Correlations and Time Series
Over 1,700 users shared a series of Twitter posts, which claimed “proof” that:
The vast majority of COVID deaths in England since July have been mislabelled false positive deaths.
The suggestion is that we have more COVID-19 deaths due to greater testing. The posts assert increased testing led to lots of incorrect diagnoses. Their “proof” was high correlation between two time series.
This article focuses on statistical problems with measuring correlation in time series. For this reason among others, their conclusion is false.
Dr Craig, a pathologist, starts with this graph:
There is no given data source, which should be the PHE Coronavirus Dashboard. Dr Craig writes:
You will notice that the shape of the two curves are very similar. We can test this. The chart below demonstrates that since August 93% of the rise in deaths can be accounted for by the rise in the number of tests done in hospitals over the 28 days preceding.
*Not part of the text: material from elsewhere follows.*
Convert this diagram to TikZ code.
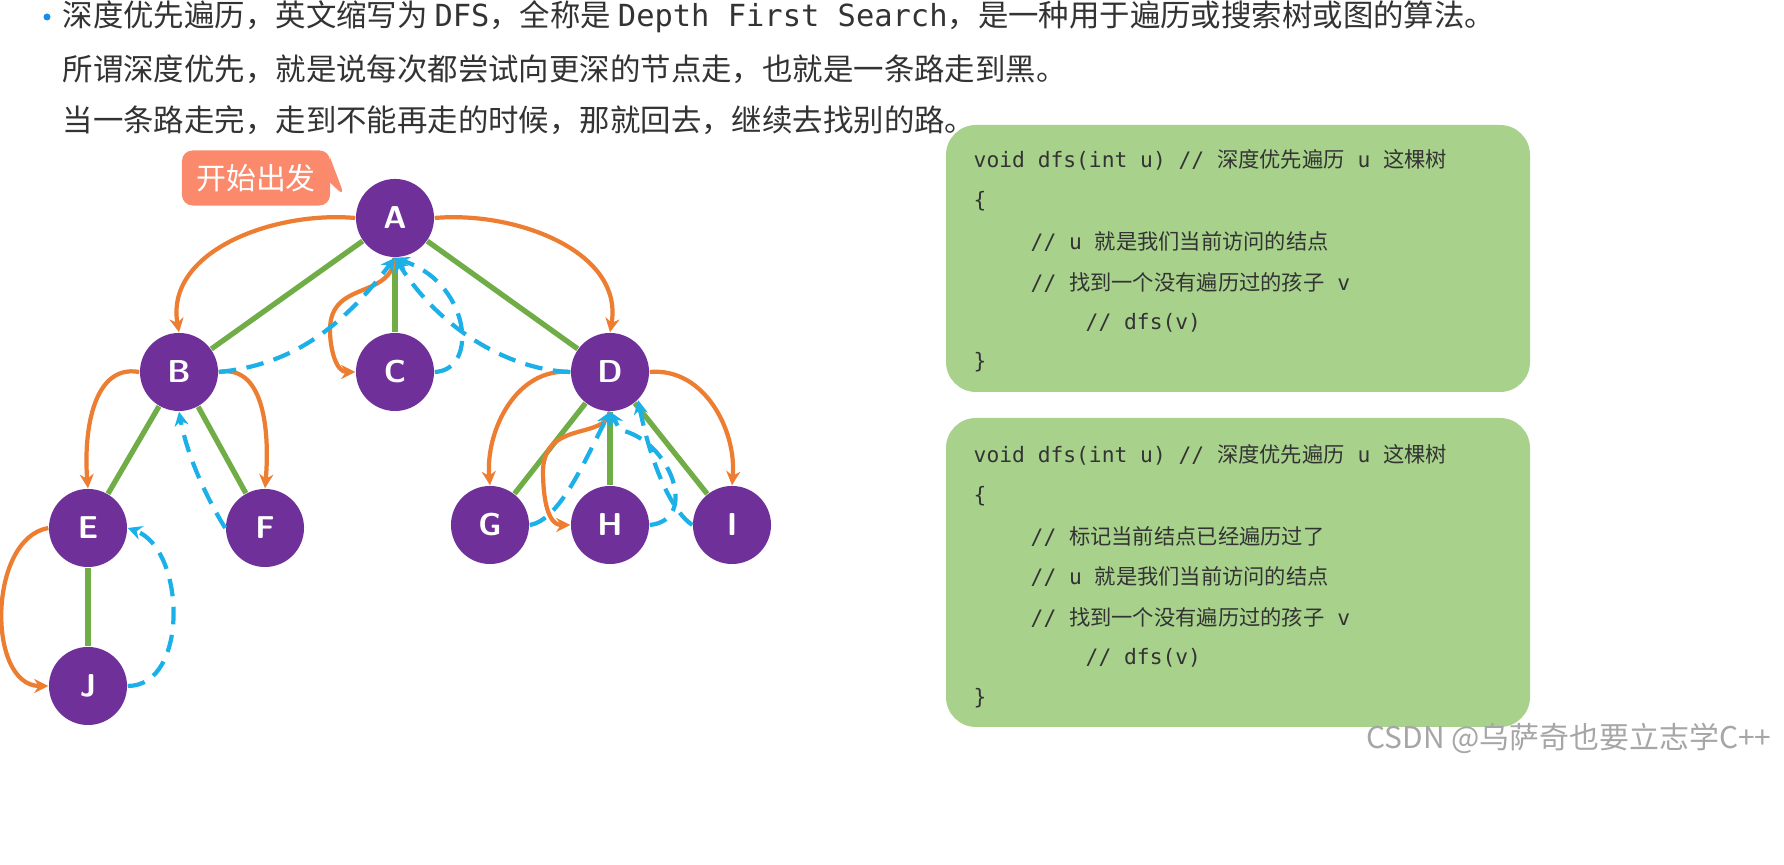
\documentclass[tikz,border=0pt]{standalone}
\usepackage{fontspec}
\setmainfont{Noto Sans CJK SC}
\newfontfamily\codefont{DejaVu Sans Mono}
\newfontfamily\cjk{Noto Sans CJK SC}
\usetikzlibrary{arrows.meta,shapes.callouts}
\definecolor{nodepurple}{rgb}{0.44,0.19,0.60}
\definecolor{edgegreen}{rgb}{0.44,0.68,0.28}
\definecolor{goorange}{rgb}{0.93,0.49,0.19}
\definecolor{backblue}{rgb}{0.11,0.69,0.91}
\definecolor{codegreen}{rgb}{0.66,0.82,0.55}
\definecolor{tagred}{rgb}{0.98,0.54,0.42}
\definecolor{textgray}{rgb}{0.2,0.2,0.2}
\tikzset{
  vtx/.style={shape=circle,fill=nodepurple,draw=none,minimum size=0.78cm,inner sep=0pt,text=white,font=\sffamily\bfseries\fontsize{9}{9}\selectfont},
  tree/.style={edgegreen,line width=1.5pt},
  go/.style={goorange,line width=1.2pt,-{Stealth[length=4pt,width=4pt]}},
  back/.style={backblue,line width=1.2pt,dashed,dash pattern=on 5pt off 3pt,-{Stealth[length=4pt,width=4pt]}},
  codebox/.style={fill=codegreen,draw=none,rounded corners=0.3cm},
  codeline/.style={anchor=west,inner sep=0pt,font=\codefont\fontsize{6.05}{7}\selectfont,text=textgray},
  intro/.style={anchor=west,inner sep=0pt,font=\fontsize{8.65}{9}\selectfont,text=textgray}
}
\begin{document}
\begin{tikzpicture}[x=0.01cm,y=-0.01cm]
        \fill[white] (0,0) rectangle (1784,865);
        % intro text
        \fill[backblue!80!blue] (47,17) circle (3.5);
        \node[intro](l1) at (62,17) {深度优先遍历，英文缩写为 {\codefont DFS}，全称是 {\codefont Depth First Search}，是一种用于遍历或搜索树或图的算法。};
        \node[intro](l2) at (62,69) {所谓深度优先，就是说每次都尝试向更深的节点走，也就是一条路走到黑。};
        \node[intro](l3) at (62,120) {当一条路走完，走到不能再走的时候，那就回去，继续去找别的路。};
        % start tag
        \node[rectangle callout,fill=tagred,rounded corners=3pt,text=white,minimum width=1.48cm,minimum height=0.55cm,
              callout absolute pointer={(345,197)},font=\fontsize{8.5}{9}\selectfont](start) at (256,178) {开始出发};
        % tree
        \node[vtx](A) at (395,218) {A};
        \node[vtx](B) at (179,372) {B};
        \node[vtx](C) at (395,372) {C};
        \node[vtx](D) at (610,372) {D};
        \node[vtx](E) at (88,528) {E};
        \node[vtx](F) at (265,528) {F};
        \node[vtx](G) at (490,525) {G};
        \node[vtx](H) at (610,525) {H};
        \node[vtx](I) at (732,525) {I};
        \node[vtx](J) at (88,686) {J};
        \foreach \u/\v in {A/B,A/C,A/D,B/E,B/F,E/J,D/G,D/H,D/I}
            \draw[tree] (\u) -- (\v);
        % going down
        \draw[go] (A.west) to[out=175,in=100] (B.north);
        \draw[go] (A.east) to[out=5,in=80] (D.north);
        \draw[go] (B.west) to[out=170,in=95] (E.north);
        \draw[go] (B.east) to[out=10,in=85] (F.north);
        \draw[go] (E.west) to[out=190,in=180] (J.west);
        \draw[go] (A.south) .. controls (390,300) and (330,280) .. (330,330) to[out=270,in=180] (C.west);
        \draw[go] (D.west) to[out=175,in=95] (G.north);
        \draw[go] (D.south) .. controls (605,440) and (545,420) .. (543,470) to[out=270,in=180] (H.west);
        \draw[go] (D.east) to[out=5,in=85] (I.north);
        % going back
        \draw[back] (J.east) to[out=0,in=-20] (E.east);
        \draw[back] (F.west) .. controls (220,520) and (190,470) .. (B.south);
        \draw[back] (B.east) .. controls (290,365) and (340,330) .. (A.south);
        \draw[back] (C.east) .. controls (480,370) and (470,280) .. (400,260) -- (A.south);
        \draw[back] (D.west) .. controls (510,370) and (440,330) .. (A.south);
        \draw[back] (G.east) .. controls (560,520) and (585,460) .. (D.south);
        \draw[back] (H.east) .. controls (700,520) and (670,440) .. (620,430) -- (D.south);
        \draw[back] (I.west) .. controls (670,510) and (650,460) .. (D.south east);
        % code boxes
        \fill[codebox] (946,125) rectangle (1530,392);
        \node[codeline](a1) at (973,160) {void dfs(int u) // {\cjk 深度优先遍历} u {\cjk 这棵树}};
        \node[codeline](a2) at (973,201) {\{};
        \node[codeline](a3) at (1030,242) {// u {\cjk 就是我们当前访问的结点}};
        \node[codeline](a4) at (1030,283) {// {\cjk 找到一个没有遍历过的孩子} v};
        \node[codeline](a5) at (1085,323) {// dfs(v)};
        \node[codeline](a6) at (973,362) {\}};
        \fill[codebox] (946,418) rectangle (1530,727);
        \node[codeline](b1) at (973,455) {void dfs(int u) // {\cjk 深度优先遍历} u {\cjk 这棵树}};
        \node[codeline](b2) at (973,496) {\{};
        \node[codeline](b3) at (1030,537) {// {\cjk 标记当前结点已经遍历过了}};
        \node[codeline](b4) at (1030,577) {// u {\cjk 就是我们当前访问的结点}};
        \node[codeline](b5) at (1030,618) {// {\cjk 找到一个没有遍历过的孩子} v};
        \node[codeline](b6) at (1085,658) {// dfs(v)};
        \node[codeline](b7) at (973,698) {\}};
        % watermark
        \node[anchor=east,inner sep=0pt,text=black!35,font=\fontsize{8.5}{9}\selectfont](mark) at (1772,738) {CSDN @乌萨奇也要立志学C++};
        \pgfresetboundingbox
        \path (0,0) rectangle (1784,865);
\end{tikzpicture}
\end{document}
I have never seen such a tight correlation in my career. Biology just isn’t like that. But there it is — 93%.
People should not analyse time series in this way.
Pearson’s correlation is a statistic, measuring linear association of variables. Two variables with high positive correlation will increase together, and decrease together.
Time series are not independent observations. Time connects those points.
This is why such methods are not appropriate for time series.
Values over time could have an internal structure. That could include trends, seasonality, or auto-correlation. Time series analysis needs to account for these phenomena.
There is a clear mechanism through which testing and COVID-19 deaths both increase. The virus spreads: we test more people and more people die.
The graph implies there would be no COVID-19 deaths if there were only around 1.1m tests in a 28 day period. This is absurd.
Reduced testing can lead to under-counting of COVID-19 deaths — as it did in the early parts of the pandemic.
False positives do not explain rising lab-confirmed cases
The thrust of Dr Craig’s posts is that lab-confirmed cases are “full of false positives”. When those people die, these are “mislabelled false positive deaths”.
A false positive is when someone who does not have the virus gets a positive test result. A false negative occurs when someone who has the virus receives a negative result.
Diagnostic PCR tests work by detecting the virus’s genetic material in the sample. A swab sample may not contain virus cultures — leading to a false negative result.
As such, the tests have a very low false positive rate. The ONS methods article states:
For example, in the most recent six-week period (31 July to 10 September), 159 of the 208,730 total samples tested positive. Even if all these positives were false, specificity would still be 99.92%.
The weekly positive proportion in England has increased in both testing pillars:
As a consequence, most positive test results are correct. False positives do not explain rising lab-confirmed cases.
This is not an exhaustive list of problems in this Twitter thread.
The thread gives the wrong definition of correlation
What Dr Craig calls “tight correlation” is a different number. Their Excel graph gives the coefficient of determination. The Twitter thread also provides an incorrect definition. The correct definition is:
- the share of variance in the dependent variable accounted for by independent variables.
The coefficient of determination (R²) shows how well a model fits. For a simple linear model, it is the square of the Pearson correlation coefficient.
Death certificate mentions
Dr Craig states:
In July and August, for a third of patients dying with a COVID diagnosis, the doctors could not bring themselves to put that as the underlying cause of death.
This is a misunderstanding. Death certificates mention diseases as believed causes or contributory factors. These clinical judgements do not need a positive test result.
This is different to the daily measures of deaths, which depends on positive test results.
Cases and new infections
Dr Craig asserts:
Testing has ramped up so much that for 18th-24th Sept 66% of predicted cases were diagnosed.
This is likely to be misleading.
First, the comparison is between lab-confirmed cases and new daily infections. These are different concepts.
Second, the ONS survey excludes institutional settings, like hospitals. It is not an estimated number of all SARS-CoV-2 cases. This is explicit in their analysis:
The data cannot be used for:
measuring the number of cases and infections in care homes, hospitals and other institutional settings
Third, the number of new daily infections is a survey estimate. People should not use the central estimate as if it were a precise number.
As I wrote for World Statistics Day:
Misinformation can be viral. As we take precautions to not spread this virus, we must act to avoid sharing misinformation. This is important: mistaken beliefs could damage people’s health.